A UK company designed a raft-type wave energy converter, “Pelamis”, which operates on the water’s surface [14]. This device consists of multiple semi-submerged cylindrical sections connected by hinges. The hinged joints are equipped with components such as linkages, hydraulic cylinders, and generators. The device converts wave energy into hydraulic energy using hydraulic cylinders, which then drive a generator via a hydraulic motor. The electricity generated by each hinge section is transmitted through a bus cable to a seabed junction point, where several “Pelamis” devices are interconnected and linked to the shore. Experimental results indicate that this device can capture peak wave power exceeding 800 kW, with an average power output of about 250 kW, and a generation efficiency of 80% [15]. In 2016, the Guangzhou Institute of Energy Conversion in China developed the “Wanshan” wave energy device based on duck-type wave energy technology, combining features from various technologies. This device primarily includes a wave energy absorber, a hydraulic energy converter, and a semi-floating main body [16]. The principle of power generation is similar to that of the UK’s “Pelamis” wave energy device, where wave energy is first converted into hydraulic energy and then into electrical energy. Field tests showed that the device’s maximum power output reached 128 kW, with an average power output of 101 kW. Under conditions of wave heights ranging 0.6–1.8 m and periods of 4 to 6 s, the wave energy conversion efficiency of the device remained above 20%, with a peak efficiency of 37.7% [17]. Additionally, the conversion efficiency increased with larger wave heights and periods. Zhong Lin Wang’s team at Georgia Tech developed a standalone triboelectric nanogenerator with a nylon rolling ball coated in polyimide film, harvesting wave energy via contact electrification. However, its low power output struggles to meet underwater vehicle charging demands [18,19]. Oscillating water column wave energy devices have high structural reliability, using air as a medium for energy transfer without moving parts, making them durable in rough seas. However, air turbine efficiency is low, typically around 15%, and hydrodynamic performance is suboptimal [20].

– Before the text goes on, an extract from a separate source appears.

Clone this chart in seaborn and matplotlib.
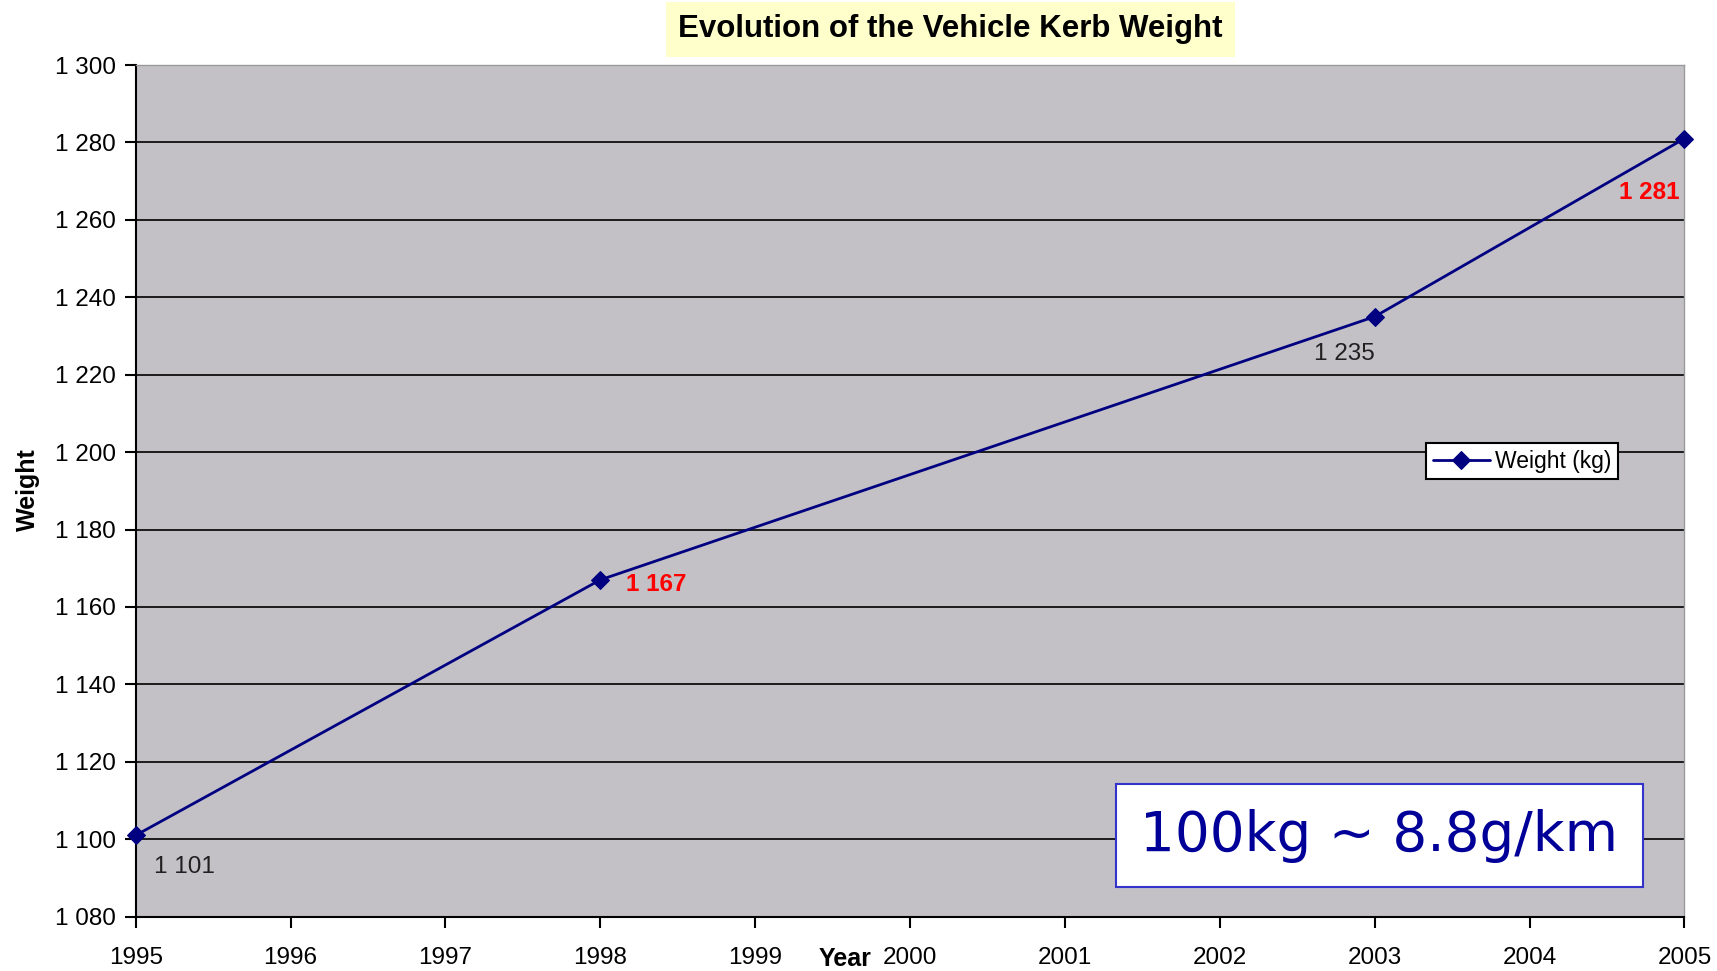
import numpy as np
import pandas as pd
import matplotlib
matplotlib.use("Agg")
import matplotlib.pyplot as plt
import seaborn as sns
from matplotlib.ticker import FuncFormatter

# --- DATA ---
years = [1995, 1998, 2003, 2005]
weights = [1101, 1167, 1235, 1281]
label_colors = ["#202020", "red", "#202020", "red"]
label_bold = [False, True, False, True]
year_ticks = list(range(1995, 2006))
weight_ticks = list(range(1080, 1301, 20))

df = pd.DataFrame({"Year": years, "Weight (kg)": weights})

sns.set_theme(style="white")
plt.rcParams["font.family"] = ["Liberation Sans", "DejaVu Sans"]
plt.rcParams["text.color"] = "black"

fig = plt.figure(figsize=(17.17, 9.71), dpi=100)
ax = fig.add_axes([0.079, 0.056, 0.902, 0.877])
ax.set_facecolor("#C3C1C6")

sns.lineplot(data=df, x="Year", y="Weight (kg)", ax=ax, color="#000080",
             lw=2, marker="D", markersize=9, markeredgecolor="#000080",
             label="Weight (kg)", clip_on=False, zorder=5)

ax.set_xlim(1995, 2005)
ax.set_ylim(1080, 1300)
ax.set_xticks(year_ticks)
ax.set_yticks(weight_ticks)
ax.yaxis.set_major_formatter(FuncFormatter(lambda v, p: f"{int(v):,}".replace(",", " ")))
ax.tick_params(axis="both", which="major", labelsize=17.5, length=8, width=1.5,
               direction="out", colors="black", bottom=True, left=True, pad=6)
ax.tick_params(axis="x", pad=14)
ax.grid(axis="y", color="black", lw=1.2)
ax.set_axisbelow(True)
for s in ["left", "bottom"]:
    ax.spines[s].set_color("black")
    ax.spines[s].set_linewidth(1.5)
for s in ["top", "right"]:
    ax.spines[s].set_color("#9a9a9a")
    ax.spines[s].set_linewidth(1)

ax.set_xlabel("")
ax.set_ylabel("")
fig.text(0.016, 0.496, "Weight", rotation=90, fontsize=18, fontweight="bold",
         ha="center", va="center")
fig.text(0.492, 0.0, "Year", fontsize=18, fontweight="bold", ha="center", va="bottom")

fig.text(0.5535, 0.970, "Evolution of the Vehicle Kerb Weight", fontsize=22.5,
         fontweight="bold", ha="center", va="center",
         bbox=dict(boxstyle="square,pad=0.4", fc="#FFFFCC", ec="none"))

# data labels
offsets = [(18, -32, "left"), (26, -5, "left"), (0, -37, "right"), (-5, -54, "right")]
for x, y, c, b, (dx, dy, ha) in zip(years, weights, label_colors, label_bold, offsets):
    ax.annotate(f"{y:,}".replace(",", " "), (x, y), xytext=(dx, dy),
                textcoords="offset pixels", ha=ha, va="center", fontsize=17.5,
                color=c, fontweight="bold" if b else "normal")

leg = ax.legend(loc="center", bbox_to_anchor=(0.895, 0.535), fontsize=16.5,
                frameon=True, fancybox=False, edgecolor="black", framealpha=1,
                handlelength=2.5, borderpad=0.3, handletextpad=0.2)
leg.get_frame().set_linewidth(1.5)

ax.text(0.803, 0.095, "100kg ~ 8.8g/km", transform=ax.transAxes, fontsize=39.5,
        color="#000099", family="DejaVu Sans", ha="center", va="center",
        bbox=dict(boxstyle="square,pad=0.45", fc="white", ec="#3333CC", lw=1.5))

fig.savefig("out.png", dpi=100)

In summary, most floating wave energy converters utilize the oscillating buoy design, where wave motion causes the float to oscillate vertically, driving a linear or rotary generator. However, these devices have inherent drawbacks, such as limited float displacement and low frequency, along with significant energy losses during operation, leading to low electromechanical conversion efficiency. Therefore, this paper designs a novel floating wave energy conversion device based on a linear generator with a wave roller structure, and conducts parameter optimization for its key components. The advantages of this device are as follows: The wave roller significantly reduces the stroke of the linear generator mover, thereby decreasing the generator size while enhancing power output. The mover’s trajectory is transformed from low-frequency, large-stroke random motion into high-frequency, fixed-stroke motion, converting the magnetic flux cutting path from a dual-random characteristic in amplitude and frequency to a single-random frequency characteristic, facilitating further studies on the power generation system. Additionally, in theory, the wave roller can simultaneously drive multiple linear generators, improving the energy utilization efficiency per floater. The main research content of this study includes the following: first, proposing the design concept of the novel floating generator and optimizing key parameters; second, modeling and simulating the optimized device; and finally, designing a physical prototype and conducting experiments to verify feasibility.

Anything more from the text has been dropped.